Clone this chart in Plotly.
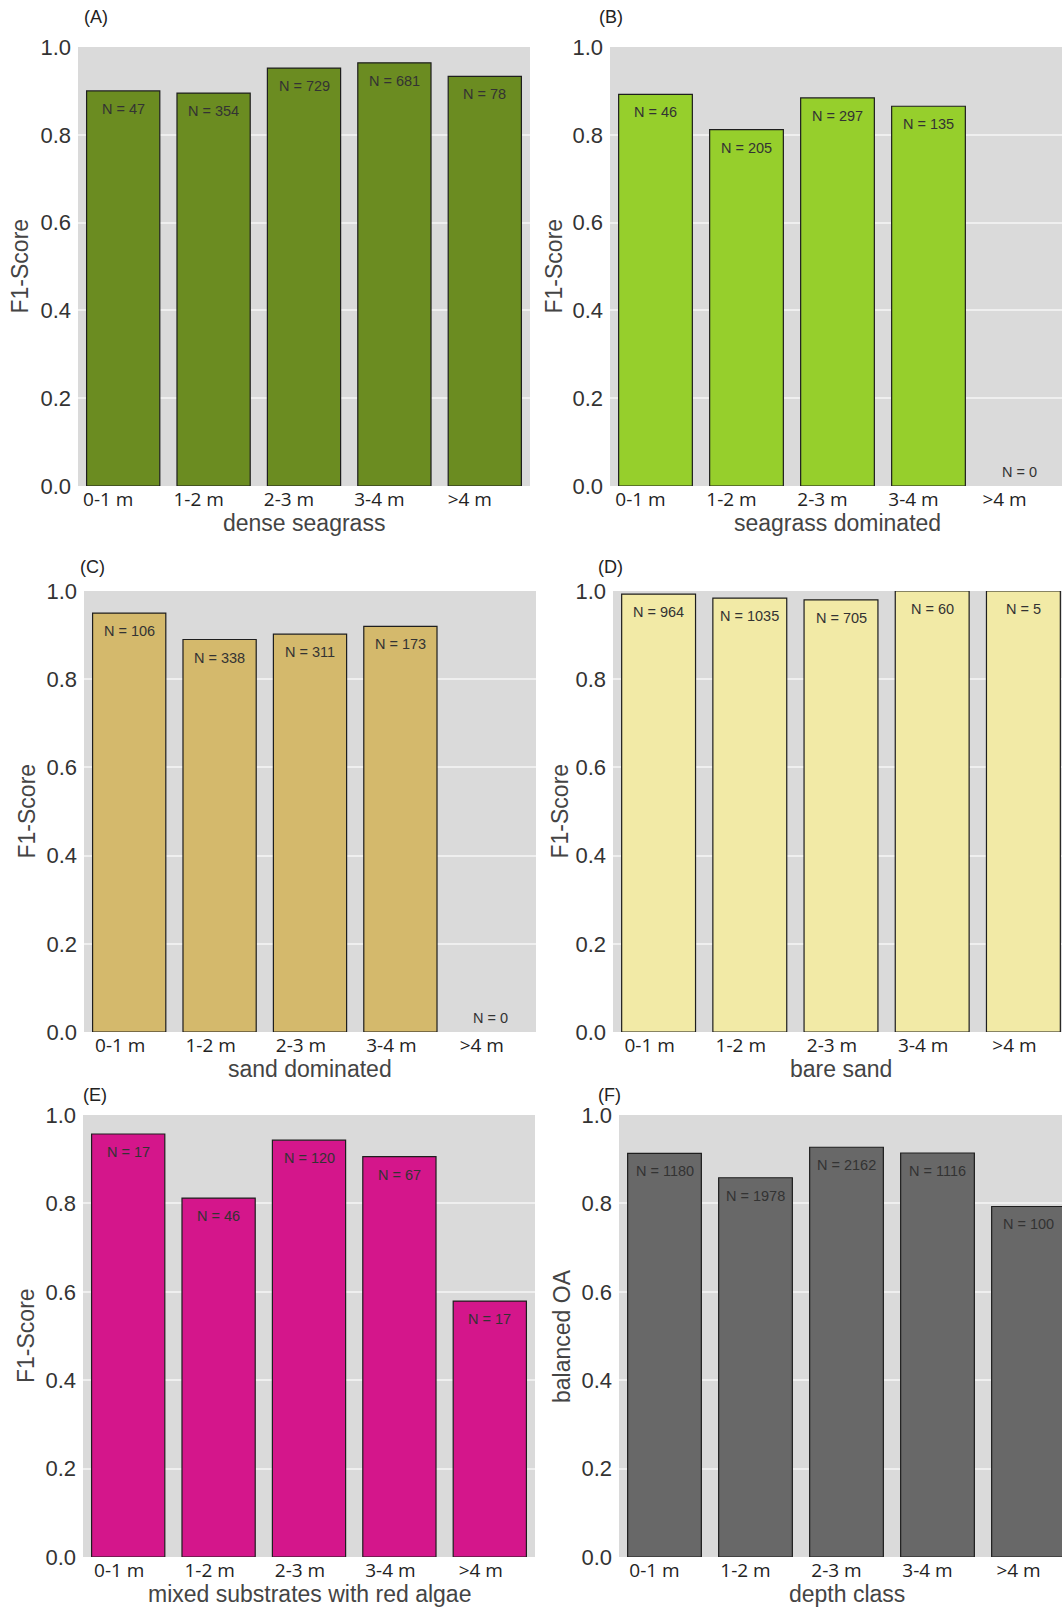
import plotly.graph_objects as go

W, H = 1062, 1608

# ---- data ---------------------------------------------------------------
depth_classes = ["0-1 m", "1-2 m", "2-3 m", "3-4 m", ">4 m"]

dense_seagrass_f1 = [0.900, 0.895, 0.952, 0.964, 0.933]
dense_seagrass_n = [47, 354, 729, 681, 78]

seagrass_dominated_f1 = [0.892, 0.812, 0.884, 0.865, None]
seagrass_dominated_n = [46, 205, 297, 135, 0]

sand_dominated_f1 = [0.950, 0.890, 0.902, 0.920, None]
sand_dominated_n = [106, 338, 311, 173, 0]

bare_sand_f1 = [0.993, 0.984, 0.980, 1.0, 1.0]
bare_sand_n = [964, 1035, 705, 60, 5]

mixed_red_algae_f1 = [0.957, 0.812, 0.943, 0.906, 0.579]
mixed_red_algae_n = [17, 46, 120, 67, 17]

balanced_oa = [0.913, 0.858, 0.927, 0.914, 0.793]
total_n = [1180, 1978, 2162, 1116, 100]

y_ticks = [0.0, 0.2, 0.4, 0.6, 0.8, 1.0]

# ---- panel geometry (pixels) and styling ---------------------------------
panels = [
    dict(tag="(A)", vals=dense_seagrass_f1, ns=dense_seagrass_n, color="#6b8c21",
         xtitle="dense seagrass", ytitle="F1-Score", lshift=-15,
         left=78, pitch=90.4, top=47, bottom=486, ytx=19, tagx=82, tagy=17),
    dict(tag="(B)", vals=seagrass_dominated_f1, ns=seagrass_dominated_n, color="#96cf2c",
         xtitle="seagrass dominated", ytitle="F1-Score", lshift=-15,
         left=610, pitch=91, top=47, bottom=486, ytx=553, tagx=597, tagy=17),
    dict(tag="(C)", vals=sand_dominated_f1, ns=sand_dominated_n, color="#d4b96c",
         xtitle="sand dominated", ytitle="F1-Score", lshift=-9,
         left=84, pitch=90.4, top=591, bottom=1032, ytx=26, tagx=78, tagy=567),
    dict(tag="(D)", vals=bare_sand_f1, ns=bare_sand_n, color="#f2eaa6",
         xtitle="bare sand", ytitle="F1-Score", lshift=-9,
         left=613, pitch=91.2, top=591, bottom=1032, ytx=559, tagx=596, tagy=567),
    dict(tag="(E)", vals=mixed_red_algae_f1, ns=mixed_red_algae_n, color="#d4168b",
         xtitle="mixed substrates with red algae", ytitle="F1-Score", lshift=-9,
         left=83, pitch=90.4, top=1115, bottom=1557, ytx=26, tagx=81, tagy=1095),
    dict(tag="(F)", vals=balanced_oa, ns=total_n, color="#686868",
         xtitle="depth class", ytitle="balanced OA", lshift=-10,
         left=619, pitch=91, top=1115, bottom=1557, ytx=562, tagx=596, tagy=1095),
]

TEXT = "Liberation Sans, Arial, sans-serif"

fig = go.Figure()
annotations = []
layout_axes = {}

for i, p in enumerate(panels, start=1):
    suffix = "" if i == 1 else str(i)
    xa, ya = "x" + suffix, "y" + suffix

    full_right = p["left"] + 5 * p["pitch"]
    right = min(full_right, W)
    x_hi = -0.5 + (right - p["left"]) / p["pitch"]

    fig.add_trace(go.Bar(
        x=depth_classes, y=p["vals"], xaxis=xa, yaxis=ya,
        width=0.81, marker=dict(color=p["color"], line=dict(color="#1e1e1e", width=1.2)),
        showlegend=False, hoverinfo="x+y",
    ))

    layout_axes["xaxis" + suffix] = dict(
        domain=[p["left"] / W, right / W], anchor=ya, type="category",
        categoryorder="array", categoryarray=depth_classes,
        range=[-0.5, x_hi], showgrid=False, zeroline=False, showline=False,
        ticks="", automargin=False, ticklabelshift=p["lshift"],
        tickfont=dict(family="Open Sans, sans-serif", size=19, color="#222"),
        fixedrange=True,
    )
    layout_axes["yaxis" + suffix] = dict(
        domain=[1 - p["bottom"] / H, 1 - p["top"] / H], anchor=xa,
        range=[0, 1.0], tickvals=y_ticks, tickformat=".1f",
        showgrid=True, gridcolor="#efefef", gridwidth=1.5,
        zeroline=False, showline=False, ticks="", automargin=False,
        ticklabelstandoff=6,
        tickfont=dict(family=TEXT, size=22, color="#333"),
        fixedrange=True,
    )

    # sample counts inside the bars
    for k, (v, n) in enumerate(zip(p["vals"], p["ns"])):
        base = v if v is not None else 0.0
        annotations.append(dict(
            x=k, y=base, xref=xa, yref=ya, text=f"N = {n}", showarrow=False,
            yshift=-18 if v is not None else 14,
            font=dict(family=TEXT, size=14.5, color="#333"),
        ))

    # axis titles
    annotations.append(dict(
        x=(p["left"] + full_right) / 2 / W, y=1 - (p["bottom"] + 37) / H,
        xref="paper", yref="paper", text=p["xtitle"], showarrow=False,
        xanchor="center", yanchor="middle",
        font=dict(family=TEXT, size=23, color="#444"),
    ))
    annotations.append(dict(
        x=p["ytx"] / W, y=1 - (p["top"] + p["bottom"]) / 2 / H,
        xref="paper", yref="paper", text=p["ytitle"], showarrow=False, textangle=-90,
        xanchor="center", yanchor="middle",
        font=dict(family=TEXT, size=23, color="#444"),
    ))
    # panel tag
    annotations.append(dict(
        x=p["tagx"] / W, y=1 - p["tagy"] / H, xref="paper", yref="paper",
        text=p["tag"], showarrow=False, xanchor="left", yanchor="middle",
        font=dict(family=TEXT, size=18, color="#222"),
    ))

fig.update_layout(
    width=W, height=H, margin=dict(l=0, r=0, t=0, b=0, pad=0, autoexpand=False),
    paper_bgcolor="white", plot_bgcolor="#dadada",
    bargap=0.19, annotations=annotations, **layout_axes,
)

fig.write_html("out.html", config={"displayModeBar": False})
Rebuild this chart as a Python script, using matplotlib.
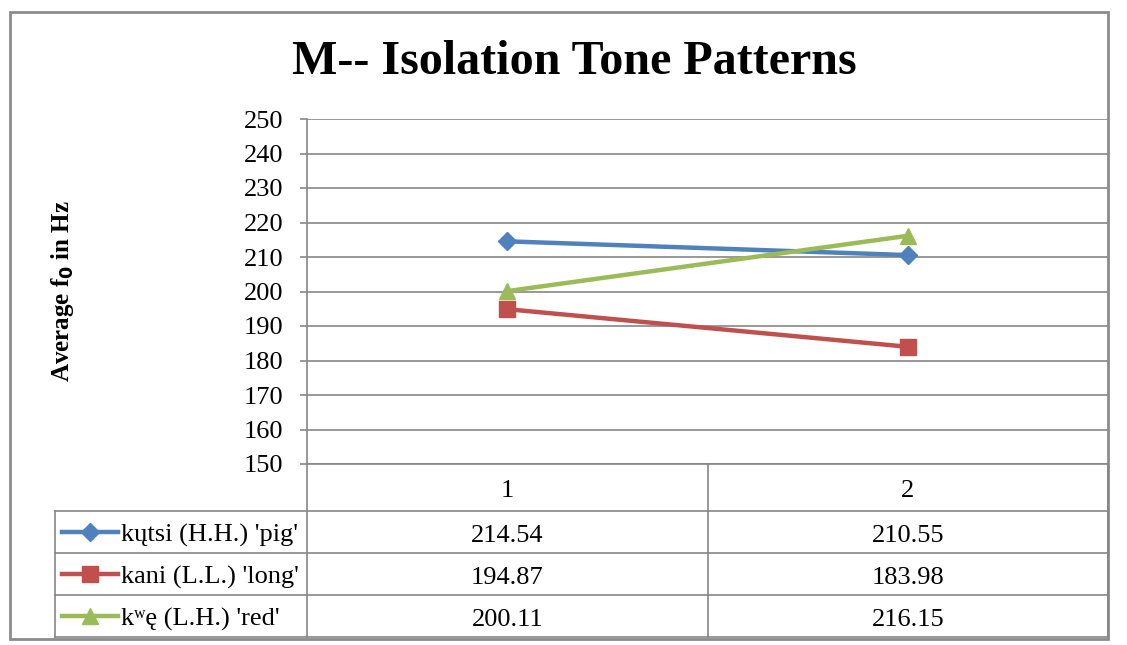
import matplotlib.pyplot as plt
from matplotlib.lines import Line2D
import numpy as np

# average f0 per syllable (Hz)
categories = ['1', '2']
series_names = ["kųtsi (H.H.) 'pig'", "kani (L.L.) 'long'", "k\u02b7ę (L.H.) 'red'"]
kutsi = [214.54, 210.55]
kani = [194.87, 183.98]
kwe = [200.11, 216.15]
series = [kutsi, kani, kwe]

colors = ['#4F81BD', '#C0504D', '#9BBB59']
markers = ['D', 's', '^']
msizes = [9, 12, 12]
grid_c = '#868686'
serif = ['Liberation Serif', 'DejaVu Serif']
fs = 19

W, H = 1127, 645
fig = plt.figure(figsize=(W / 100, H / 100), dpi=100)

def fx(px):
    return px / W

def fy(py):
    return 1 - py / H

# plot area (pixels)
L, R, T, B = 307, 1108, 119, 464
ax = fig.add_axes([fx(L), fy(B), fx(R - L), fy(T) - fy(B)])
x = np.arange(len(categories))
for vals, c, m, ms, name in zip(series, colors, markers, msizes, series_names):
    ax.plot(x, vals, color=c, lw=3.2, marker=m, markersize=ms, label=name,
            zorder=3, clip_on=False)
ax.set_xlim(-0.5, len(categories) - 0.5)
ax.set_ylim(150, 250)
ax.set_yticks(range(150, 251, 10))
ax.yaxis.grid(True, color=grid_c, lw=1.2)
ax.set_xticks([])
for s in ['top', 'right', 'bottom']:
    ax.spines[s].set_visible(False)
ax.spines['left'].set_color(grid_c)
ax.spines['left'].set_linewidth(1.2)
ax.tick_params(axis='y', length=5, color=grid_c, width=1.2, pad=12)
for lab in ax.get_yticklabels():
    lab.set_family(serif)
    lab.set_fontsize(fs)

# outer chart border
fig.add_artist(plt.Rectangle((fx(10), fy(639)), fx(1098), fy(12) - fy(639),
                             transform=fig.transFigure, fill=False,
                             edgecolor='#8c8c8c', lw=2))

fig.text(fx(574), fy(62), 'M-- Isolation Tone Patterns', ha='center', va='center',
         fontsize=34.6, fontweight='bold', family=serif)
fig.text(fx(62), fy(291), r'Average f$_\mathbf{0}$ in Hz', rotation=90, ha='center',
         va='center', fontsize=18, fontweight='bold', family=serif)

# data table below the plot
def hline(x0, x1, y):
    fig.add_artist(Line2D([fx(x0), fx(x1)], [fy(y), fy(y)], color=grid_c, lw=1.2,
                          transform=fig.transFigure))

def vline(xp, y0, y1):
    fig.add_artist(Line2D([fx(xp), fx(xp)], [fy(y0), fy(y1)], color=grid_c, lw=1.2,
                          transform=fig.transFigure))

row_y = [464, 511, 553, 595, 637]
col_x = [L, 708, R]
hline(L, R, row_y[0])
for yy in row_y[1:]:
    hline(55, R, yy)
vline(55, row_y[1], row_y[-1])
for xx in col_x:
    vline(xx, row_y[0], row_y[-1])

col_c = [(col_x[i] + col_x[i + 1]) / 2 for i in range(len(categories))]
for cx, cat in zip(col_c, categories):
    fig.text(fx(cx), fy((row_y[0] + row_y[1]) / 2 + 1), cat, ha='center',
             va='center_baseline', fontsize=fs, family=serif)

for i, (vals, c, m, ms, name) in enumerate(zip(series, colors, markers, msizes, series_names)):
    cy = (row_y[i + 1] + row_y[i + 2]) / 2
    fig.add_artist(Line2D([fx(62), fx(118)], [fy(cy), fy(cy)], color=c, lw=3.2,
                          transform=fig.transFigure))
    fig.add_artist(Line2D([fx(90)], [fy(cy)], color=c, marker=m, markersize=ms,
                          transform=fig.transFigure))
    fig.text(fx(121), fy(cy + 1), name, ha='left', va='center_baseline',
             fontsize=fs, family=serif)
    for cx, v in zip(col_c, vals):
        fig.text(fx(cx), fy(cy + 1), f'{v:.2f}', ha='center', va='center_baseline',
                 fontsize=fs, family=serif)

fig.savefig('out.png', dpi=100)
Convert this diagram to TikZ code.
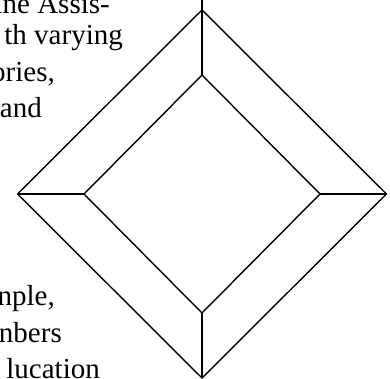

> **WORK TO COMPLETE**: Begin with the line that contains "Rebuild this chart", end with the line that contains "va='center', fontsize=18, fontweight='bold', family=serif)", and set down every line in that range exactly as it stands, minus the pictures.

> **OUTPUT OF THE TASK**:
Rebuild this chart as a Python script, using matplotlib.
import matplotlib.pyplot as plt
from matplotlib.lines import Line2D
import numpy as np

# average f0 per syllable (Hz)
categories = ['1', '2']
series_names = ["kųtsi (H.H.) 'pig'", "kani (L.L.) 'long'", "k\u02b7ę (L.H.) 'red'"]
kutsi = [214.54, 210.55]
kani = [194.87, 183.98]
kwe = [200.11, 216.15]
series = [kutsi, kani, kwe]

colors = ['#4F81BD', '#C0504D', '#9BBB59']
markers = ['D', 's', '^']
msizes = [9, 12, 12]
grid_c = '#868686'
serif = ['Liberation Serif', 'DejaVu Serif']
fs = 19

W, H = 1127, 645
fig = plt.figure(figsize=(W / 100, H / 100), dpi=100)

def fx(px):
    return px / W

def fy(py):
    return 1 - py / H

# plot area (pixels)
L, R, T, B = 307, 1108, 119, 464
ax = fig.add_axes([fx(L), fy(B), fx(R - L), fy(T) - fy(B)])
x = np.arange(len(categories))
for vals, c, m, ms, name in zip(series, colors, markers, msizes, series_names):
    ax.plot(x, vals, color=c, lw=3.2, marker=m, markersize=ms, label=name,
            zorder=3, clip_on=False)
ax.set_xlim(-0.5, len(categories) - 0.5)
ax.set_ylim(150, 250)
ax.set_yticks(range(150, 251, 10))
ax.yaxis.grid(True, color=grid_c, lw=1.2)
ax.set_xticks([])
for s in ['top', 'right', 'bottom']:
    ax.spines[s].set_visible(False)
ax.spines['left'].set_color(grid_c)
ax.spines['left'].set_linewidth(1.2)
ax.tick_params(axis='y', length=5, color=grid_c, width=1.2, pad=12)
for lab in ax.get_yticklabels():
    lab.set_family(serif)
    lab.set_fontsize(fs)

# outer chart border
fig.add_artist(plt.Rectangle((fx(10), fy(639)), fx(1098), fy(12) - fy(639),
                             transform=fig.transFigure, fill=False,
                             edgecolor='#8c8c8c', lw=2))

fig.text(fx(574), fy(62), 'M-- Isolation Tone Patterns', ha='center', va='center',
         fontsize=34.6, fontweight='bold', family=serif)
fig.text(fx(62), fy(291), r'Average f$_\mathbf{0}$ in Hz', rotation=90, ha='center',
         va='center', fontsize=18, fontweight='bold', family=serif)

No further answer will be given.